[BEGIN INFORMATION PROVIDED]
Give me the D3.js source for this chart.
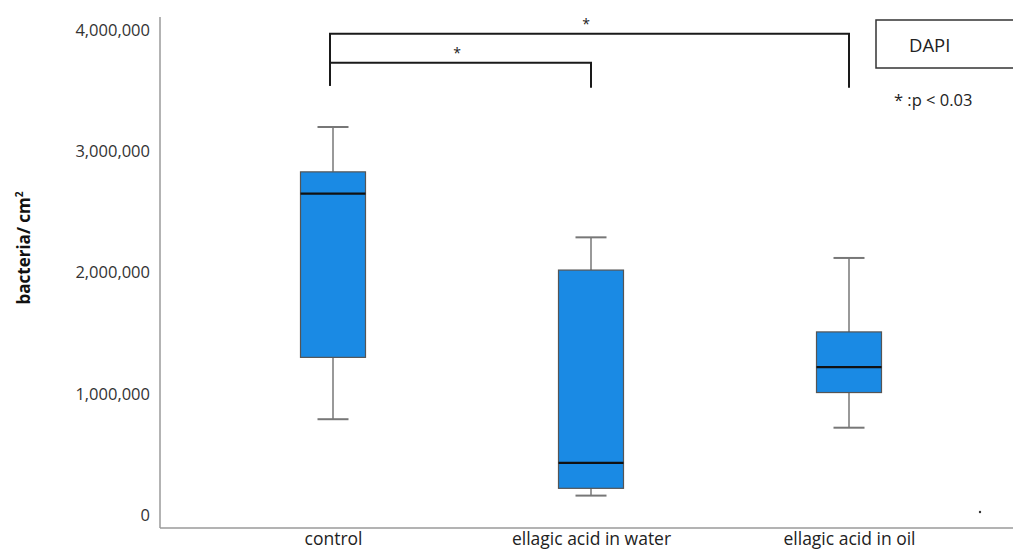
[END INFORMATION PROVIDED]
[BEGIN INFORMATION PROVIDED]
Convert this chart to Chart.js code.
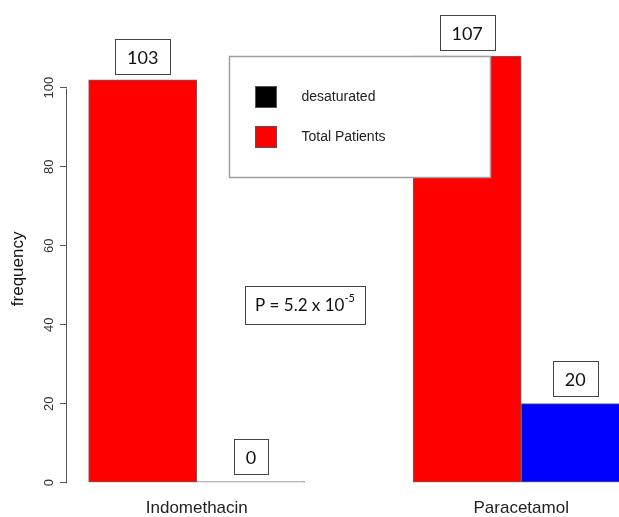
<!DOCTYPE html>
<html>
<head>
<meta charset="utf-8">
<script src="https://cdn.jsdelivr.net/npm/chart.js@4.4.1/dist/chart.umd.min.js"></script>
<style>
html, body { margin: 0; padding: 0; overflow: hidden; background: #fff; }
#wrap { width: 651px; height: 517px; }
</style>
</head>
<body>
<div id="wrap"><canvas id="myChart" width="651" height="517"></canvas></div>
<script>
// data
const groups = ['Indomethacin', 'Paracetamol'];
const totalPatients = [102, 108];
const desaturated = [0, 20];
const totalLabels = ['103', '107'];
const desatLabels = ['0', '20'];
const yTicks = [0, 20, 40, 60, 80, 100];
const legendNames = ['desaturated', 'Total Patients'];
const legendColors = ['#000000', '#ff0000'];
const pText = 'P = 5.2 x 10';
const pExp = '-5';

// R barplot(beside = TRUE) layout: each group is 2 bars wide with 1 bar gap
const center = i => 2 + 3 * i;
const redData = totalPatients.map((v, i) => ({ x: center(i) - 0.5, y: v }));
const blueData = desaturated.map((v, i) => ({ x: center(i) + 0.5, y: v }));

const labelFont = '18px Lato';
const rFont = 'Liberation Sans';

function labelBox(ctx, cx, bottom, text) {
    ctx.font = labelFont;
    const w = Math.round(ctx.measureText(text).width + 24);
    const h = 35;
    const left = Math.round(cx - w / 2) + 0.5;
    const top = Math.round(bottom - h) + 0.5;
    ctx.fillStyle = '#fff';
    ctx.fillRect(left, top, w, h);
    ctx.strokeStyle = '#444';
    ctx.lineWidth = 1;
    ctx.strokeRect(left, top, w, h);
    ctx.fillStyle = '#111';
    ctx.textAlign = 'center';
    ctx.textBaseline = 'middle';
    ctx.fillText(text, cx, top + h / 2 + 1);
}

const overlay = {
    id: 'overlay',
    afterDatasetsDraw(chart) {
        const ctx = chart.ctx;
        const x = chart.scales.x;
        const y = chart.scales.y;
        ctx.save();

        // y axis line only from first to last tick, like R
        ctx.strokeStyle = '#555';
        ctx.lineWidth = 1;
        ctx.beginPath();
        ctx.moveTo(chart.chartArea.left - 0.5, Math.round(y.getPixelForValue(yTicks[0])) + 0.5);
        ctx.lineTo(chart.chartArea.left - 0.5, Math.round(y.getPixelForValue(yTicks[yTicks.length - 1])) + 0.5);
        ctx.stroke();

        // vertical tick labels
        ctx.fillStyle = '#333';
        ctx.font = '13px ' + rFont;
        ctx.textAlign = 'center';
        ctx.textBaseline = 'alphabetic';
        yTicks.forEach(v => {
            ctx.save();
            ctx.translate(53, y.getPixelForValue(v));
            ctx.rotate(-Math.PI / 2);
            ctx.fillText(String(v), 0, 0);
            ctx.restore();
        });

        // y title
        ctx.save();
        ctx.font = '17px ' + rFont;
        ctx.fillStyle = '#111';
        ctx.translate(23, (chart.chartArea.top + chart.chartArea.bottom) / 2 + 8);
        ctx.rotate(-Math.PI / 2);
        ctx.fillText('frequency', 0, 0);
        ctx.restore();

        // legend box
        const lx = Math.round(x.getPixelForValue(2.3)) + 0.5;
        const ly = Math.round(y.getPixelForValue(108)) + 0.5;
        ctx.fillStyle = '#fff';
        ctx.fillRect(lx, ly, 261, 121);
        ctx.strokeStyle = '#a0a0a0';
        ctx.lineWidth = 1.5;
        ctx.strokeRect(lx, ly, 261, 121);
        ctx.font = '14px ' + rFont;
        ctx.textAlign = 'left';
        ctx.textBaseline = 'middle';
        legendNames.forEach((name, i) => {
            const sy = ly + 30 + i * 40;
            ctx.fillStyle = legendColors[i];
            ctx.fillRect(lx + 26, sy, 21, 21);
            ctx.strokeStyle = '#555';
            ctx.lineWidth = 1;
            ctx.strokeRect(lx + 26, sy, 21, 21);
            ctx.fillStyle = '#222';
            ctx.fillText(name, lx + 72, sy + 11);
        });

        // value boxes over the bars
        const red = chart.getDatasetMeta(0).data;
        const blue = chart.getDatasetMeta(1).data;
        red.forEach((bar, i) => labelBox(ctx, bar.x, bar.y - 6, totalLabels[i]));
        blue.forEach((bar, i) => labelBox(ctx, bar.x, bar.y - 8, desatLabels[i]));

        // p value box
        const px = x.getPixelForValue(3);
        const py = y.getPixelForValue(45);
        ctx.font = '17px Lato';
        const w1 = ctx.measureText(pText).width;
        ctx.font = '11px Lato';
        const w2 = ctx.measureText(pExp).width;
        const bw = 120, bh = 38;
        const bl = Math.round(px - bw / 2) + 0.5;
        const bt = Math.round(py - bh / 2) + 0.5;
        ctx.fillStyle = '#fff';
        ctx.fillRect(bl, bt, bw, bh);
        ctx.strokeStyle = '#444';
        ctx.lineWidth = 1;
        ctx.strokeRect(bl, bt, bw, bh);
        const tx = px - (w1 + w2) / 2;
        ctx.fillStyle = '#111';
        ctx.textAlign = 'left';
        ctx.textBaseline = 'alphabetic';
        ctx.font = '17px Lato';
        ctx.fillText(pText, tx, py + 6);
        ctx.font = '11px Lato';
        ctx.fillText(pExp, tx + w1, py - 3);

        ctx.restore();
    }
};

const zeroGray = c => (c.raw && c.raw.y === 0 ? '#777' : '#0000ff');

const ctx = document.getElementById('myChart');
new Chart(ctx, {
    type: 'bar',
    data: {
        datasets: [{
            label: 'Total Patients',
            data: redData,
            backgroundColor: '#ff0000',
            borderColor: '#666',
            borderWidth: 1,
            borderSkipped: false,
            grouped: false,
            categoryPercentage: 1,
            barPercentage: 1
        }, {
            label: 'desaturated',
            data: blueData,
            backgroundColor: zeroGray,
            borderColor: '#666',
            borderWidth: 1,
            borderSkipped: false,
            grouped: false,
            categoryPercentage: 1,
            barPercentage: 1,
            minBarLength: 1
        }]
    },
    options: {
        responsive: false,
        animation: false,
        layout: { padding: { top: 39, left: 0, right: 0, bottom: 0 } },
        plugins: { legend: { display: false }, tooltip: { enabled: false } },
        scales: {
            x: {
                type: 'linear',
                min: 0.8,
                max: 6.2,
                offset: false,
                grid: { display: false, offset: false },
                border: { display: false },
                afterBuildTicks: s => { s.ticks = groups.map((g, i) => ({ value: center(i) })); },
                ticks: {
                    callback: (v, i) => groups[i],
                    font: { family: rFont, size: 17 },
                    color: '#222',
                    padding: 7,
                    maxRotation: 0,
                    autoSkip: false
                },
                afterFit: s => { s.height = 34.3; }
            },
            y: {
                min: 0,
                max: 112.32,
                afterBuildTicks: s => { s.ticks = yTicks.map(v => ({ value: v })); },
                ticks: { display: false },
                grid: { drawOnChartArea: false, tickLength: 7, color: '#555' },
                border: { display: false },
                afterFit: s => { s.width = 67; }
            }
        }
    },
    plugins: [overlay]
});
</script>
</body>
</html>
[END INFORMATION PROVIDED]
[BEGIN INFORMATION PROVIDED]
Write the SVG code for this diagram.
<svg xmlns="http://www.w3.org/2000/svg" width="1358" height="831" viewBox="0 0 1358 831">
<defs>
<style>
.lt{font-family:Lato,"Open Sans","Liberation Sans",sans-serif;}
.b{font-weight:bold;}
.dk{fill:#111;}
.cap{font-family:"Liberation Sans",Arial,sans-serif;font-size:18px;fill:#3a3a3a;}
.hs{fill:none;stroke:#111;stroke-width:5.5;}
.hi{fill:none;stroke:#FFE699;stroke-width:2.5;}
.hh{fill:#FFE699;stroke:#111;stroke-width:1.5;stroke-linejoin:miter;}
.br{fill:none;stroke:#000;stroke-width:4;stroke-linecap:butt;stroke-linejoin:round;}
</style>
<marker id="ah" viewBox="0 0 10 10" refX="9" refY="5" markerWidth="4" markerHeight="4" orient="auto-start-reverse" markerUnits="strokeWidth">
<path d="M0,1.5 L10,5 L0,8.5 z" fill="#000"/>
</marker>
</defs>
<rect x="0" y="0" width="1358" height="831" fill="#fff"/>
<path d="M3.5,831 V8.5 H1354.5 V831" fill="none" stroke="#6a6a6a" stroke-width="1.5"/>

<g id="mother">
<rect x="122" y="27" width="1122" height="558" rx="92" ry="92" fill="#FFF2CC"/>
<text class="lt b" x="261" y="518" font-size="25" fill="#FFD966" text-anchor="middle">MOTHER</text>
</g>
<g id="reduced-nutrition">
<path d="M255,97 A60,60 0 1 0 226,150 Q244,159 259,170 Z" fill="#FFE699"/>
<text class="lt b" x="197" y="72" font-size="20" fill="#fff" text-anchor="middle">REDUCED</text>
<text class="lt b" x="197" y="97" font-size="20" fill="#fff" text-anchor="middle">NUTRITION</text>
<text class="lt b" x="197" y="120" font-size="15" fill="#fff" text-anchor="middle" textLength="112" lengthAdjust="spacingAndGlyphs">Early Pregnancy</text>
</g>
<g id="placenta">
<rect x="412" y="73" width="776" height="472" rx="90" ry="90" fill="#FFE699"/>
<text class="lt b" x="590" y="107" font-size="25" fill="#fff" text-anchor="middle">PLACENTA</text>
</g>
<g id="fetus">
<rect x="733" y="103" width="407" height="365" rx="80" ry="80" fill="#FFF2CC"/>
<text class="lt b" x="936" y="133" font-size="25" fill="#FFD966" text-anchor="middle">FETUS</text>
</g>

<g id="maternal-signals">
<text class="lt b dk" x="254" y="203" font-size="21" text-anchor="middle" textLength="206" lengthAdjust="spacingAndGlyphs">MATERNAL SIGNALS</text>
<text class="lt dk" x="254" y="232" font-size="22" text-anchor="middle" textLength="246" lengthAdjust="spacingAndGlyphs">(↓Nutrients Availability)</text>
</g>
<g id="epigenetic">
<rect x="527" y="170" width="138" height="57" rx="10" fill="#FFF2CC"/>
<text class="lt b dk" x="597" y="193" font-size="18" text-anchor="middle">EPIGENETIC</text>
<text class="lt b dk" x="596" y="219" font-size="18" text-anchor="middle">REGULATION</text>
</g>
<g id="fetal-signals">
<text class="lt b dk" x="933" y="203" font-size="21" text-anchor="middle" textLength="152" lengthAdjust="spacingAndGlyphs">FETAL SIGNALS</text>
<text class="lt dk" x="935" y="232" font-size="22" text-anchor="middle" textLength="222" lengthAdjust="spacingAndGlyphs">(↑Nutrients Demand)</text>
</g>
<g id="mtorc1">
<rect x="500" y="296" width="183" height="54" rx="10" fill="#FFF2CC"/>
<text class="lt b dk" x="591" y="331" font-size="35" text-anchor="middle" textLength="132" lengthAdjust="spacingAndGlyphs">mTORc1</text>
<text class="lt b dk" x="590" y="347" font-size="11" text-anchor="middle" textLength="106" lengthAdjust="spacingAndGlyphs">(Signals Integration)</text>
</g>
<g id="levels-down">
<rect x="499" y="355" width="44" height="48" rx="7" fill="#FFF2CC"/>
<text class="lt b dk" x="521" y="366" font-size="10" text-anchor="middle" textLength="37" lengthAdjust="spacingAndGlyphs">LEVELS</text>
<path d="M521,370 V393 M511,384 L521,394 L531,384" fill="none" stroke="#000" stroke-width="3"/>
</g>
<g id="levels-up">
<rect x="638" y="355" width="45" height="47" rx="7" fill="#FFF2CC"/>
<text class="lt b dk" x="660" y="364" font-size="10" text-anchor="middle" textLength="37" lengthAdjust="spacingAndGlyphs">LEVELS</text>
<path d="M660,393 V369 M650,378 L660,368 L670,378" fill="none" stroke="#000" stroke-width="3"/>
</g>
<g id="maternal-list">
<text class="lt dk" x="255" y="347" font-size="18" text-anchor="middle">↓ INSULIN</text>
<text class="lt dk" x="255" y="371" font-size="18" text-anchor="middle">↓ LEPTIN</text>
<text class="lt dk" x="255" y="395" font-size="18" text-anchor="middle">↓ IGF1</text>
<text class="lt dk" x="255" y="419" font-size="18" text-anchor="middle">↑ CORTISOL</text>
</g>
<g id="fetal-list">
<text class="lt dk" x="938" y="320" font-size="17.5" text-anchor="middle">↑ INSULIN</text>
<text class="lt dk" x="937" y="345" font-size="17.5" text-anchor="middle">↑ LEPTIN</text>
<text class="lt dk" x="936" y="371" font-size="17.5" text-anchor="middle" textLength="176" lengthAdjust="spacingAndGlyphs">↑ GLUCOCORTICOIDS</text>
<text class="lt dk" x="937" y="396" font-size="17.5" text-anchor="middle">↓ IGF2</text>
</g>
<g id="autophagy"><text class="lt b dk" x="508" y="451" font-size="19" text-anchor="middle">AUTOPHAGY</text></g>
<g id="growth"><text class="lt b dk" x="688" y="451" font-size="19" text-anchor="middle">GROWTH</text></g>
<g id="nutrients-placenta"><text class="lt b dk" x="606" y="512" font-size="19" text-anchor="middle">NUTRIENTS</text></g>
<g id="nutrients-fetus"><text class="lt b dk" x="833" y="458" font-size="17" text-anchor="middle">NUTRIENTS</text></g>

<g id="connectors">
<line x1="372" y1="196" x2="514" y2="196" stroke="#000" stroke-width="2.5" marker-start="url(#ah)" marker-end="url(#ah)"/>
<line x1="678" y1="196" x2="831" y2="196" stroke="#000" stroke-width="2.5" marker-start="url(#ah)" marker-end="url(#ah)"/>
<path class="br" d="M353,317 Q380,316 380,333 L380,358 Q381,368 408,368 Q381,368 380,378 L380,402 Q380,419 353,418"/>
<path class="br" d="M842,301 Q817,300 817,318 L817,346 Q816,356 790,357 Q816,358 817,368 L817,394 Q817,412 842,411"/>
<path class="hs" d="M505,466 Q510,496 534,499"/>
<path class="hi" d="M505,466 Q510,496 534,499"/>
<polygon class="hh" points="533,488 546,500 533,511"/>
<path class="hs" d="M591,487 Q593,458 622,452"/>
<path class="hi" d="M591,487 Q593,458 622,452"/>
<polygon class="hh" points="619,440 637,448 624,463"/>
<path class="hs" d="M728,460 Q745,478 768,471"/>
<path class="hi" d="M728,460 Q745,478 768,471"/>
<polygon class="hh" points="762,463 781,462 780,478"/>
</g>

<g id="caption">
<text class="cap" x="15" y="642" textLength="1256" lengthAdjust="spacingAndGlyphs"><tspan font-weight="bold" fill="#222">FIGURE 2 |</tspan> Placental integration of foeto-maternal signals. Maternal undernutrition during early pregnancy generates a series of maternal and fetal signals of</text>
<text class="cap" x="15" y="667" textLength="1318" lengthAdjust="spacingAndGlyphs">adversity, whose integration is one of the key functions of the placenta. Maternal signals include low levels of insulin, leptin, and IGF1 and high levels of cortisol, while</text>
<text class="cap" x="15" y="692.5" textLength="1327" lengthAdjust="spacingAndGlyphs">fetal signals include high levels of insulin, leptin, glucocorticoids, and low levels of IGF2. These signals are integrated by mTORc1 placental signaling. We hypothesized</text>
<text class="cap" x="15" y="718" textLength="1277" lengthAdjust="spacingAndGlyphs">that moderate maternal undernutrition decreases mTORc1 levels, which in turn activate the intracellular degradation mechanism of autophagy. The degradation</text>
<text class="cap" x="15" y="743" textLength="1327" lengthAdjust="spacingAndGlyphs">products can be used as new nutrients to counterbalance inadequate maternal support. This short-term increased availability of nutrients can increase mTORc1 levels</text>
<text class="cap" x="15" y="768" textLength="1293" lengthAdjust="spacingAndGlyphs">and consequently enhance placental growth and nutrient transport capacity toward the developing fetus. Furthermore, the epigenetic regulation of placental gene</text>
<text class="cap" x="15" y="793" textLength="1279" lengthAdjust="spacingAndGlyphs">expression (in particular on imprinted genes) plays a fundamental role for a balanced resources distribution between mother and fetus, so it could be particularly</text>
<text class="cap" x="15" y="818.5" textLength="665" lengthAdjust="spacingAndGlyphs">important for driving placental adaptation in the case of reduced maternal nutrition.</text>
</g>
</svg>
[END INFORMATION PROVIDED]
== PROBLEM STATEMENT ==
Without the pictures, give again exactly the lines above starting at the line containing "Convert this chart to Chart.js code." and ending at the line containing "const rFont = 'Liberation Sans';".

== RESULT OF THE TASK ==
Convert this chart to Chart.js code.
<!DOCTYPE html>
<html>
<head>
<meta charset="utf-8">
<script src="https://cdn.jsdelivr.net/npm/chart.js@4.4.1/dist/chart.umd.min.js"></script>
<style>
html, body { margin: 0; padding: 0; overflow: hidden; background: #fff; }
#wrap { width: 651px; height: 517px; }
</style>
</head>
<body>
<div id="wrap"><canvas id="myChart" width="651" height="517"></canvas></div>
<script>
// data
const groups = ['Indomethacin', 'Paracetamol'];
const totalPatients = [102, 108];
const desaturated = [0, 20];
const totalLabels = ['103', '107'];
const desatLabels = ['0', '20'];
const yTicks = [0, 20, 40, 60, 80, 100];
const legendNames = ['desaturated', 'Total Patients'];
const legendColors = ['#000000', '#ff0000'];
const pText = 'P = 5.2 x 10';
const pExp = '-5';

// R barplot(beside = TRUE) layout: each group is 2 bars wide with 1 bar gap
const center = i => 2 + 3 * i;
const redData = totalPatients.map((v, i) => ({ x: center(i) - 0.5, y: v }));
const blueData = desaturated.map((v, i) => ({ x: center(i) + 0.5, y: v }));

const labelFont = '18px Lato';
const rFont = 'Liberation Sans';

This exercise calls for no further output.